7th Edition on a real PDP-11/23+

Bob Armstrong bob at poco-adagio.santa-clara.ca.us
Thu Jan 23 15:20:45 AEST 1997


>Bob, firstly if you can write down the details of how you got the
>image installed & running on the 23+, and email it to the mailing list
>(oldunix at minnie.cs.adfa.oz.au), that'd be great, as I archive the mail.

  It was actually quite simple.  Bob Supnik's RL02 file is simply a byte
for byte dump of a pack.  That is, it's just sector 0, head 0, cylinder 0
followed by sector 1, head 0, cylinder 0, ... then all the sectors of
head 1, cylinder 0, then cylinder 1, etc.  There are no overhead bytes
in the file an no interleaving is used.  RL02s have 40 sectors of 256
bytes each per track, two heads, and 512 cylinders for a total 10240K bytes
per disk (which happens to be exactly the size of Bob's RL02 file :-)

  You want to be careful about bad sectors, since RL02s do bad block
replacement at the device driver level.  If your pack has any bad sectors
that aren't at exactly the same spot as bad sectors on Bob's original
pack (not very likely!), then this isn't going to work.  Fortunately
error free RL02 packs are relatively easy to come by.

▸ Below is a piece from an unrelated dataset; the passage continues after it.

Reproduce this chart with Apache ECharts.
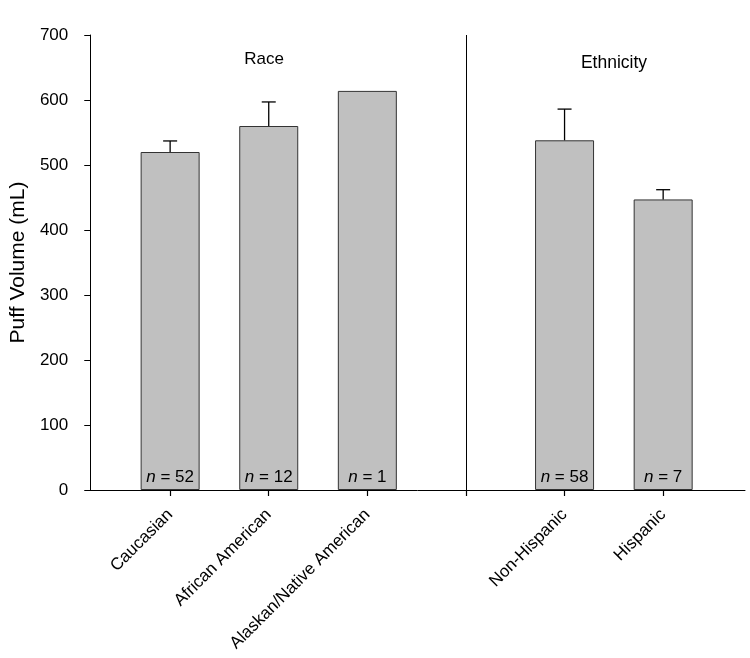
<!DOCTYPE html>
<html>
<head>
<meta charset="utf-8">
<script src="https://cdn.jsdelivr.net/npm/echarts@6/dist/echarts.min.js"></script>
<style>
html,body{margin:0;padding:0;background:#fff;}
#chart{width:750px;height:658px;}
</style>
</head>
<body>
<div id="chart"></div>
<script>
// Data
var categories = ['Caucasian', 'African American', 'Alaskan/Native American', '', 'Non-Hispanic', 'Hispanic'];
var barPositions = [0, 1, 2, 4, 5];
var means = [520, 560, 614, 538, 447];
var errorTops = [537, 597, null, 586, 462];
var nValues = [52, 12, 1, 58, 7];
var groupTitles = ['Race', 'Ethnicity'];
var separatorPos = 3;

var barData = barPositions.map(function (p, i) { return [p, means[i], nValues[i]]; });
var errData = [];
barPositions.forEach(function (p, i) {
  if (errorTops[i] != null) errData.push([p, means[i], errorTops[i]]);
});

var chart = echarts.init(document.getElementById('chart'));
var font = 'Liberation Sans, Arial, sans-serif';

chart.setOption({
  animation: false,
  backgroundColor: '#ffffff',
  textStyle: { fontFamily: font },
  grid: { left: 90, right: 5, top: 35, bottom: 168 },
  xAxis: {
    type: 'value',
    min: -0.81,
    max: 5.83,
    splitLine: { show: false },
    axisLine: { show: true, onZero: false, lineStyle: { color: '#000', width: 1 } },
    axisTick: { show: true, inside: false, length: 6, customValues: [0, 1, 2, 3, 4, 5], lineStyle: { color: '#000', width: 1.2 } },
    axisLabel: {
      customValues: [0, 1, 2, 4, 5],
      formatter: function (v) { return categories[Math.round(v)]; },
      rotate: 45,
      fontSize: 17,
      color: '#000',
      fontFamily: font,
      margin: 22
    }
  },
  yAxis: {
    type: 'value',
    min: 0,
    max: 700,
    interval: 100,
    name: 'Puff Volume (mL)',
    nameLocation: 'middle',
    nameGap: 60,
    nameTextStyle: { fontSize: 21, color: '#000', fontFamily: font },
    splitLine: { show: false },
    axisLine: { show: true, onZero: false, lineStyle: { color: '#000', width: 1 } },
    axisTick: { show: true, inside: false, length: 6, lineStyle: { color: '#000' } },
    axisLabel: { fontSize: 17, color: '#000', fontFamily: font, margin: 22 }
  },
  graphic: [
    { type: 'text', x: 264, y: 59, style: { text: groupTitles[0], fill: '#000', font: '17px ' + font, textAlign: 'center', textVerticalAlign: 'middle' } },
    { type: 'text', x: 614, y: 63, style: { text: groupTitles[1], fill: '#000', font: '17.5px ' + font, textAlign: 'center', textVerticalAlign: 'middle' } }
  ],
  series: [
    {
      type: 'bar',
      data: barData,
      barWidth: 59,
      itemStyle: { color: '#c0c0c0', borderColor: '#333', borderWidth: 1 },
      label: {
        show: true,
        position: 'insideBottom',
        distance: 4,
        formatter: function (p) { return '{i|n} = ' + p.data[2]; },
        fontSize: 17,
        color: '#000',
        fontFamily: font,
        rich: { i: { fontStyle: 'italic', fontSize: 17, fontFamily: font, color: '#000' } }
      },
      markLine: {
        silent: true,
        symbol: ['none', 'none'],
        label: { show: false },
        lineStyle: { color: '#000', type: 'solid', width: 1 },
        data: [[{ coord: [separatorPos, 0] }, { coord: [separatorPos, 700] }]]
      }
    },
    {
      type: 'custom',
      data: errData,
      renderItem: function (params, api) {
        var x = api.value(0);
        var top = api.coord([x, api.value(1)]);
        var err = api.coord([x, api.value(2)]);
        var cap = 7;
        var style = { stroke: '#000', lineWidth: 1.3, fill: null };
        return {
          type: 'group',
          children: [
            { type: 'line', shape: { x1: top[0], y1: top[1], x2: err[0], y2: err[1] }, style: style },
            { type: 'line', shape: { x1: err[0] - cap, y1: err[1], x2: err[0] + cap, y2: err[1] }, style: style }
          ]
        };
      },
      z: 3
    }
  ]
});
</script>
</body>
</html>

  Anyway, since the only other RL02 that I have access to is on a VMS
system, I had to write a little program for VMS to load the disk using
physical I/O.  I'd be happy to make this program available if anyone
wants it.

  Once you have the pack loaded, you can just mount it on a 11/23 and use
the RL02 hardware boostrap.  The Unix boot will start and print a "@" for
a prompt.  Reply by entering "unix" and carriage return, and you'll see
"mem=205376" followed by "SINGLE USER LOGIN:".  Enter ^Z and Unix will
start timesharing, then you can login in using root with the password "pdp".

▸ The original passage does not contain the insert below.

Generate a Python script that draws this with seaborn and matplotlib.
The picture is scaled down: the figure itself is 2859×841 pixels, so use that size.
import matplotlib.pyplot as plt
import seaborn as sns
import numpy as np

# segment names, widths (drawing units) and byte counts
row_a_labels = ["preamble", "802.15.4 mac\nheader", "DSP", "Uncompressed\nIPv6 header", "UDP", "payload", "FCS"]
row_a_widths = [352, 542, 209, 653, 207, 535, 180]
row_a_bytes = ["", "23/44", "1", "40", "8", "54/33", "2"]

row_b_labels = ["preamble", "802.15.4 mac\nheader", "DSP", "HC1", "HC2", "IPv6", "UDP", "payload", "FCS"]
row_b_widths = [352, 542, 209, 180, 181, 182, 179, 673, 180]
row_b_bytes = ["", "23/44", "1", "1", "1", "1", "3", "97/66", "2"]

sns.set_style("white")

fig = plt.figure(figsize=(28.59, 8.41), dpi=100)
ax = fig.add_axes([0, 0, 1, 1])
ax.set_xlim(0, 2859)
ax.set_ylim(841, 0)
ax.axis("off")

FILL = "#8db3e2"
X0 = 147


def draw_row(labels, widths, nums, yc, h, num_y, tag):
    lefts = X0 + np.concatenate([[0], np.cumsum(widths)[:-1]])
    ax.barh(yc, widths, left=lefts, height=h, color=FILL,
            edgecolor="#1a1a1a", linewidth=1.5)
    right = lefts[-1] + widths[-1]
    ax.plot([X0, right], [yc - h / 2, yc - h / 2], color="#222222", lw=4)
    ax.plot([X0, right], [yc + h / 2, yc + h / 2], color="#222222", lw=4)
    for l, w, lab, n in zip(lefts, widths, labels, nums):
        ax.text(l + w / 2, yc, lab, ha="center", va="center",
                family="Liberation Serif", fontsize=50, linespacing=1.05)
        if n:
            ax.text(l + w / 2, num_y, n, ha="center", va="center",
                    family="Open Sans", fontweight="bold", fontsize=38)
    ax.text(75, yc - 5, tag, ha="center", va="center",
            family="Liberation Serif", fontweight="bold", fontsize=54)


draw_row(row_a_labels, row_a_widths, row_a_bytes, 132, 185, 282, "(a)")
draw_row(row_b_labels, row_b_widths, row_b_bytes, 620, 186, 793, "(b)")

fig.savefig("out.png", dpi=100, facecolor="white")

  I had two problems in this process.  First, I didn't know about the
Unix bootstrap program (I'm afraid I've never used Bob's emulator!), and
when I saw the "@" I just blindly assumed I'd been dumped back into ODT.
Fortunately Jim Carpenter was kind enough to educate me about this.

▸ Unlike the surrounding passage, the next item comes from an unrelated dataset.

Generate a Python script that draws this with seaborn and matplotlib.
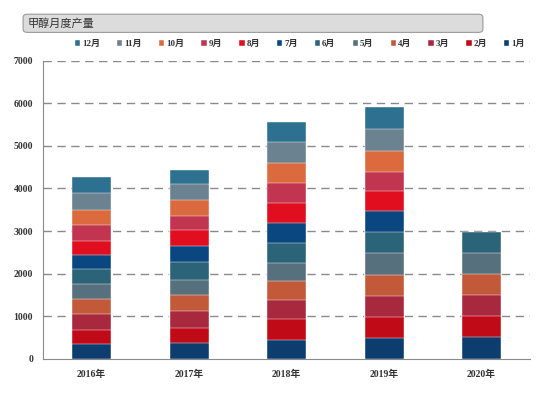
import numpy as np
import pandas as pd
import matplotlib
matplotlib.use("Agg")
import matplotlib.pyplot as plt
from matplotlib.patches import FancyBboxPatch
import seaborn as sns

# ------------------------------
# Data
# ------------------------------
years = ["2016年", "2017年", "2018年", "2019年", "2020年"]
months = ["1月", "2月", "3月", "4月", "5月", "6月",
          "7月", "8月", "9月", "10月", "11月", "12月"]

y2016 = [340, 345, 375, 350, 355, 335, 345, 320, 370, 370, 390, 375]
y2017 = [370, 360, 385, 375, 355, 430, 370, 375, 335, 385, 355, 335]
y2018 = [450, 475, 450, 455, 410, 470, 470, 470, 470, 485, 495, 470]
y2019 = [475, 510, 485, 495, 525, 495, 495, 470, 445, 495, 510, 510]
y2020 = [510, 495, 490, 495, 500, 495]

month_colors = ["#0D3D6E", "#C00A18", "#A8283E", "#C25A3A", "#56707E", "#2B6378",
                "#0A4680", "#E00E1E", "#C23550", "#DB6B3F", "#6B8291", "#2E7090"]

# ------------------------------
# Long table with cumulative sums
# ------------------------------
rows = []
for yr, vals in zip(years, [y2016, y2017, y2018, y2019, y2020]):
    cum = np.cumsum(vals)
    for m, c in zip(months, cum):
        rows.append({"year": yr, "month": m, "cum": c})
df = pd.DataFrame(rows)

CJK = ["Noto Sans CJK SC", "DejaVu Sans"]
SERIF = ["Liberation Serif", "Noto Sans CJK SC"]

sns.set_style("white")
plt.rcParams["font.family"] = SERIF

fig = plt.figure(figsize=(5.5, 3.95), dpi=100)
ax = fig.add_axes([0.078, 0.092, 0.886, 0.754])

# draw tallest cumulative first, smaller ones on top
for m, col in reversed(list(zip(months, month_colors))):
    sub = df[df["month"] == m]
    sns.barplot(data=sub, x="year", y="cum", order=years, color=col,
                saturation=1, width=0.4, edgecolor="white", linewidth=0.3,
                ax=ax, errorbar=None, label=m, zorder=3)

if ax.get_legend() is not None:
    ax.get_legend().remove()

ax.set_ylim(0, 7000)
ax.set_xlim(-0.5, 4.5)
ax.set_yticks(range(0, 7001, 1000))
ax.set_xlabel("")
ax.set_ylabel("")

for v in range(1000, 7001, 1000):
    ax.axhline(v, color="#8a8a8a", lw=1.0, ls=(0, (6, 4)), zorder=1)

for s in ["top", "right"]:
    ax.spines[s].set_visible(False)
for s in ["left", "bottom"]:
    ax.spines[s].set_color("#8a8a8a")
    ax.spines[s].set_linewidth(0.8)

ax.tick_params(axis="y", length=3, color="#8a8a8a", labelsize=7, pad=4)
ax.tick_params(axis="x", which="major", length=0, labelsize=7, pad=8)
ax.set_xticks(np.arange(0.5, 5.0, 1.0), minor=True)
ax.tick_params(axis="x", which="minor", length=3, color="#8a8a8a")
for lab in ax.get_yticklabels() + ax.get_xticklabels():
    lab.set_fontweight("bold")
    lab.set_color("#333333")

# legend: 12月 ... 1月
handles, labels = ax.get_legend_handles_labels()
leg = fig.legend(handles, labels, loc="center", ncol=12,
                 bbox_to_anchor=(0.545, 0.889), frameon=False,
                 handlelength=0.6, handleheight=0.6, handletextpad=0.2,
                 columnspacing=1.9, prop={"family": SERIF, "size": 6.5, "weight": "bold"})
for t in leg.get_texts():
    t.set_color("#333333")

# title bar
box = FancyBboxPatch((0.045, 0.921), 0.83, 0.04, boxstyle="round,pad=0.003,rounding_size=0.008",
                     transform=fig.transFigure, facecolor="#dcdcdc", edgecolor="#9a9a9a",
                     linewidth=0.8)
fig.patches.append(box)
fig.text(0.05, 0.941, "甲醇月度产量", family=CJK, fontsize=8, color="#333333", va="center")

fig.savefig("out.png", dpi=100)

  Second, Unix would hang up as soon as I started timesharing.  This
turned out to be because my LTC in the 11/23 wasn't working, which doesn't
bother RT11 at all but it does hang Unix.  After I repaired the hardware
everything ran fine.

  If someone has a PDP-11 with a RL02 drive and no way to load V7 on a
pack, I am willing to do it if you send me a blank RL02.  I believe the
SCO license allows this so long as:

	1) I don't charge for the service
	2) You certify that it is for non-commerical use
	3) I include a printed copy of SCO's license

Note that this kernel supports only RL02 drives, so unless your -11
has a RL02 drive this system won't work.  RD5x and RA8x drives won't do.
A similar procedure would probably work with the RK05 images, but I
don't have the hardware to try.

>Finally, many of the members of the PUPS mail list are covered by
>source code licenses, so if you can tell us what device you require,

  I have a 11/23, DLV11J (4 lines), RL02/RLV11, TU58 (on one of the
DLV11 ports), RX02/RXV21, and a TSV05 9-track tape.  The TSV05 is
TS11 compatible, and I'd especially like to have support for it.
Bob's kernel supports MASSBUS tapes, but not a TS11.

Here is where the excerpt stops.